◆ Written problem ◆
In the lines below, how many hold the word "chart"? Answer only with the number.

◆ Material shown ◆
· · · · ·

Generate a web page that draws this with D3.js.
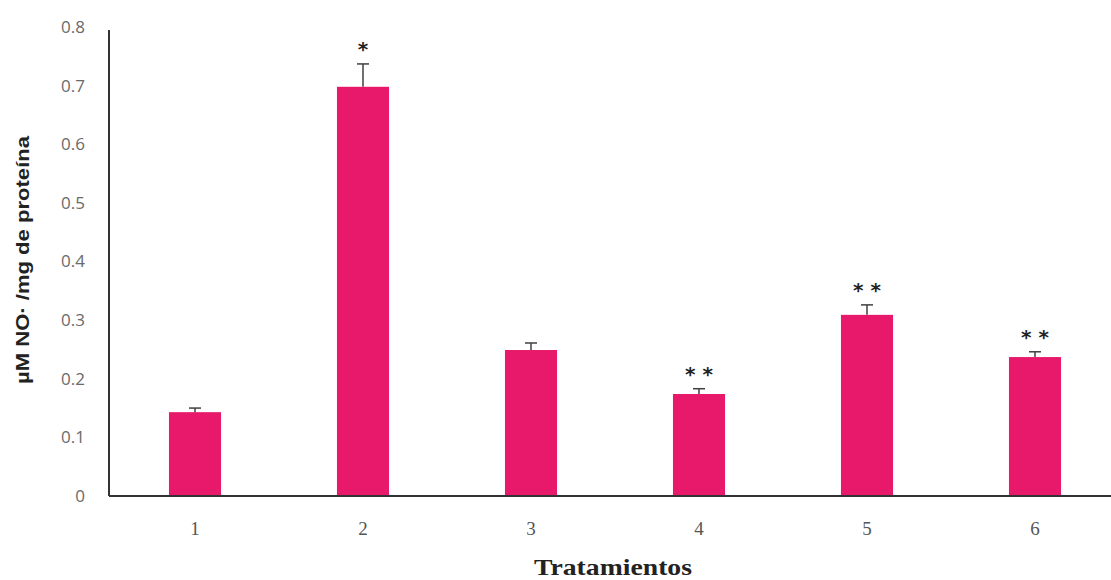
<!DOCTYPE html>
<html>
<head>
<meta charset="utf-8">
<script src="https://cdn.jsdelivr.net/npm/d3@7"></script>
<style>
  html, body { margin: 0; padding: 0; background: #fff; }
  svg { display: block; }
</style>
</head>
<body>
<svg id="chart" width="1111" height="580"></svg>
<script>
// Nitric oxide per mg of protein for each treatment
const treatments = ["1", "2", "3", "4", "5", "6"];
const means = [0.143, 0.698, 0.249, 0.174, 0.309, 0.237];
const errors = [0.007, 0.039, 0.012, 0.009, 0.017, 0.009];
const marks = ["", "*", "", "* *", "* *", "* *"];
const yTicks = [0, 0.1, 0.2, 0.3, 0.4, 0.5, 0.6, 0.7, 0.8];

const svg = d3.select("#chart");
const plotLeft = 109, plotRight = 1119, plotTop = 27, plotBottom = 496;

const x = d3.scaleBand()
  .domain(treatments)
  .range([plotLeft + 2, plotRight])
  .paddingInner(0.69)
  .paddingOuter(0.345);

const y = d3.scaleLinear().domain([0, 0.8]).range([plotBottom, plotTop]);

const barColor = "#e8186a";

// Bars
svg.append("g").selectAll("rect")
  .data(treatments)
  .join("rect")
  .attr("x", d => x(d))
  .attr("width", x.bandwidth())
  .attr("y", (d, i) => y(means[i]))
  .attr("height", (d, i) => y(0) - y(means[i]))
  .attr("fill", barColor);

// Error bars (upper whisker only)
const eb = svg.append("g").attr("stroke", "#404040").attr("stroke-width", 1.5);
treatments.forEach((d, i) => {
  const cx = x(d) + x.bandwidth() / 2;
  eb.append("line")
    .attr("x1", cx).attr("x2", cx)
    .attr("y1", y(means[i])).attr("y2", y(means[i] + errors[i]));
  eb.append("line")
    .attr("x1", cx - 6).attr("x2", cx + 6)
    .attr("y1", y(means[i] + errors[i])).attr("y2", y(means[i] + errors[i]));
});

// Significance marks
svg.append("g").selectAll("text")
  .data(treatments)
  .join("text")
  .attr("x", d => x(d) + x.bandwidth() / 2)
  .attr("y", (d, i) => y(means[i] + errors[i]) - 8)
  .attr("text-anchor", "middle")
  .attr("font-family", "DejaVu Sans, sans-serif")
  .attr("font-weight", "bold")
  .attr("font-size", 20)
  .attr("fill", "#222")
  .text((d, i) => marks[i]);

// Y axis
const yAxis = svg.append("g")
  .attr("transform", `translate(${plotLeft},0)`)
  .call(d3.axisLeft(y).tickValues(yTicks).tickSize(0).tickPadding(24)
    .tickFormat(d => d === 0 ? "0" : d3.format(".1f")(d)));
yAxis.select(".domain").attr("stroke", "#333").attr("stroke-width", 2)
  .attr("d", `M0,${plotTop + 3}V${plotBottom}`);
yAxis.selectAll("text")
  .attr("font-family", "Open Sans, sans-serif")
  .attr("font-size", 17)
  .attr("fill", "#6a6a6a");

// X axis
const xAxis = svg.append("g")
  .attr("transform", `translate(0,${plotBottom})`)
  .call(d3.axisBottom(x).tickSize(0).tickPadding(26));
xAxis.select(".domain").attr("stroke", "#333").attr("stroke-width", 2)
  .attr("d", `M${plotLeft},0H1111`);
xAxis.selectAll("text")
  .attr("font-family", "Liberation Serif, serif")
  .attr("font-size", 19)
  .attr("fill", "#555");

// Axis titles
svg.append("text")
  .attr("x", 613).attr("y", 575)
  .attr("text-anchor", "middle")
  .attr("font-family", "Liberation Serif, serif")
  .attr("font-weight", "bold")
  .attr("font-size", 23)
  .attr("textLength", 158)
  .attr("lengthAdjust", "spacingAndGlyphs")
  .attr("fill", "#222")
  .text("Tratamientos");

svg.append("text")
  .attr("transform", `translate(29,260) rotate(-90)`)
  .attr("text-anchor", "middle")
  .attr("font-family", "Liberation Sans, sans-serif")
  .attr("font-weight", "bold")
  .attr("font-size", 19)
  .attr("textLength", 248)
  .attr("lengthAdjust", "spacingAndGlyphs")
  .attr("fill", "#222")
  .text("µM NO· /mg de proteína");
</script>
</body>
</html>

· · · · ·

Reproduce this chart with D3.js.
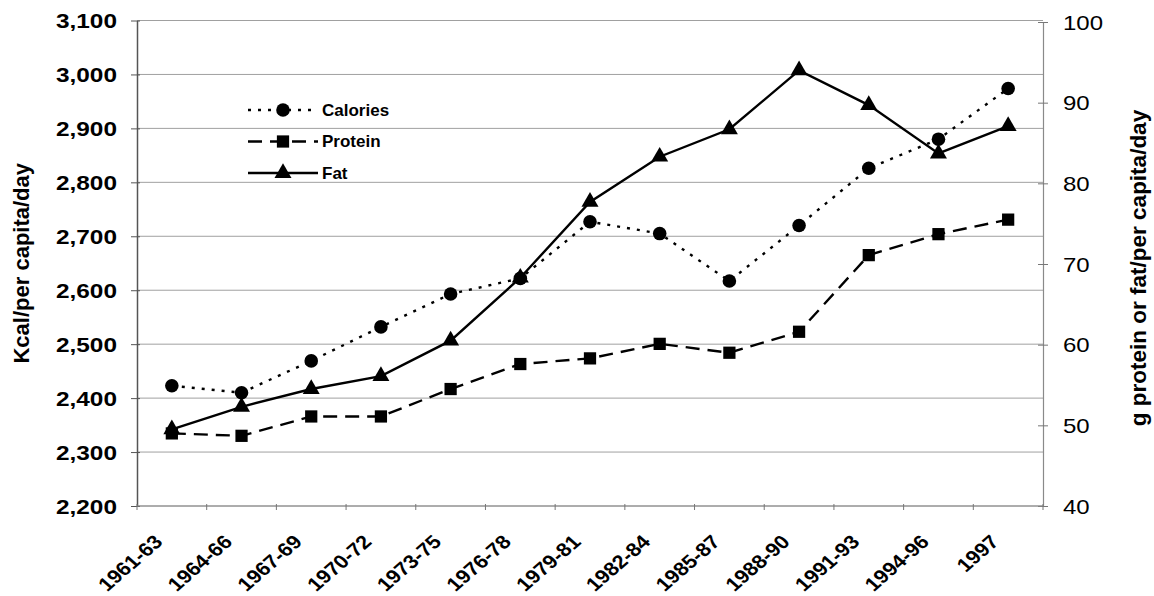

· · · · ·

◆ Exercise result ◆
3